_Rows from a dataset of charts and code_
-=-=-=-=-
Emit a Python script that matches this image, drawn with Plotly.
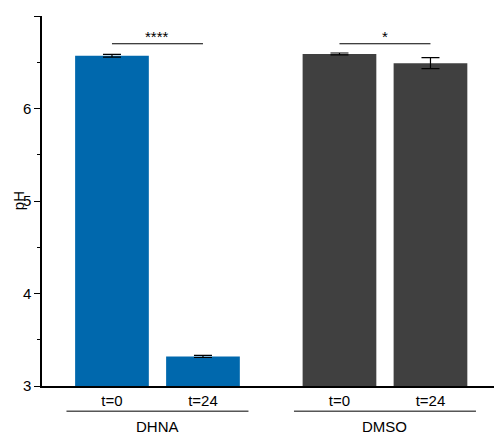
import plotly.graph_objects as go

tick_labels = ["t=0", "t=24", "t=0", "t=24"]
groups = ["DHNA", "DMSO"]
ph_values = [6.57, 3.32, 6.59, 6.49]
ph_errors = [0.015, 0.012, 0.01, 0.06]
colors = ["#0068ad", "#0068ad", "#404040", "#404040"]
signif = ["****", "*"]
xpos = [0, 1, 2.5, 3.5]

fig = go.Figure()
fig.add_trace(go.Bar(
    x=xpos, y=ph_values, width=0.81, marker=dict(color=colors, line=dict(width=0)),
    error_y=dict(type="data", array=ph_errors, color="black", thickness=1.2, width=9),
    base=0,
))
font = dict(family="Liberation Sans, Arial", size=15, color="black")
for i, s in enumerate(signif):
    x0, x1 = xpos[2 * i], xpos[2 * i + 1]
    fig.add_shape(type="line", x0=x0, x1=x1, y0=6.70, y1=6.70, line=dict(color="black", width=1))
    fig.add_annotation(x=(x0 + x1) / 2, y=6.70, text=s, showarrow=False, yanchor="bottom",
                       yshift=-3, font=font)
for i, g in enumerate(groups):
    x0, x1 = xpos[2 * i], xpos[2 * i + 1]
    fig.add_shape(type="line", x0=x0 - 0.5, x1=x1 + 0.5, xref="x", yref="paper",
                  y0=-0.068, y1=-0.068, line=dict(color="black", width=1))
    fig.add_annotation(x=(x0 + x1) / 2, y=-0.082, yref="paper", text=g, showarrow=False,
                       yanchor="top", font=font)
fig.add_annotation(x=-0.075, xref="paper", y=0.5, yref="paper", text="pH", textangle=-90,
                   showarrow=False, font=font)

fig.update_layout(
    width=494, height=432, margin=dict(l=34, r=2, t=8, b=54, autoexpand=False),
    plot_bgcolor="white", paper_bgcolor="white", showlegend=False, font=font,
    xaxis=dict(range=[-0.769, 4.264], tickmode="array", tickvals=xpos, ticktext=tick_labels,
               showline=True, linecolor="black", linewidth=1.5, ticks="", showgrid=False,
               zeroline=False, tickfont=font, automargin=False),
    yaxis=dict(range=[3, 7], tickvals=[3, 4, 5, 6, 7], showline=True, linecolor="black",
               linewidth=1.5, ticks="outside", ticklen=6, tickcolor="black", showgrid=False,
               zeroline=False, tickfont=font, automargin=False,
               minor=dict(tickvals=[3.5, 4.5, 5.5, 6.5], ticks="outside", ticklen=3, tickcolor="black")),
)
fig.write_html("out.html")
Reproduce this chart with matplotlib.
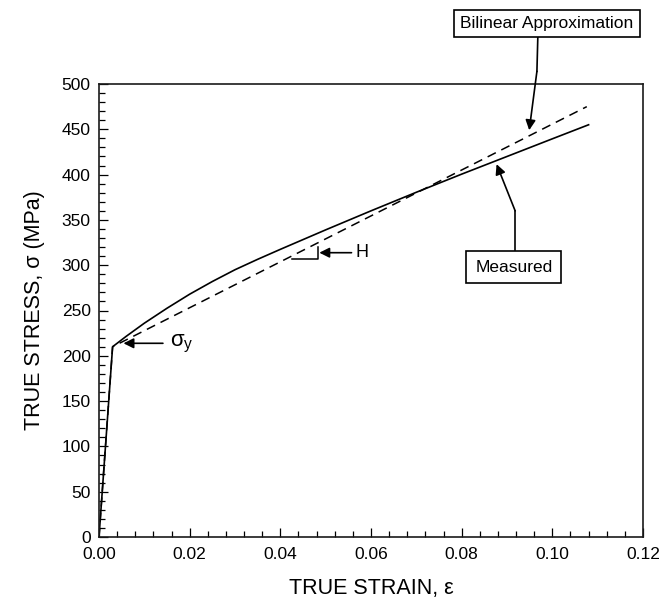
-=-=-=-=-
_Task details_
Exactly as written, please give again the lines from the beginning of the listing through the line containing "xpos = [0, 1, 2.5, 3.5]", inclusive, without any pictures.

_Reply_
Emit a Python script that matches this image, drawn with Plotly.
import plotly.graph_objects as go

tick_labels = ["t=0", "t=24", "t=0", "t=24"]
groups = ["DHNA", "DMSO"]
ph_values = [6.57, 3.32, 6.59, 6.49]
ph_errors = [0.015, 0.012, 0.01, 0.06]
colors = ["#0068ad", "#0068ad", "#404040", "#404040"]
signif = ["****", "*"]
xpos = [0, 1, 2.5, 3.5]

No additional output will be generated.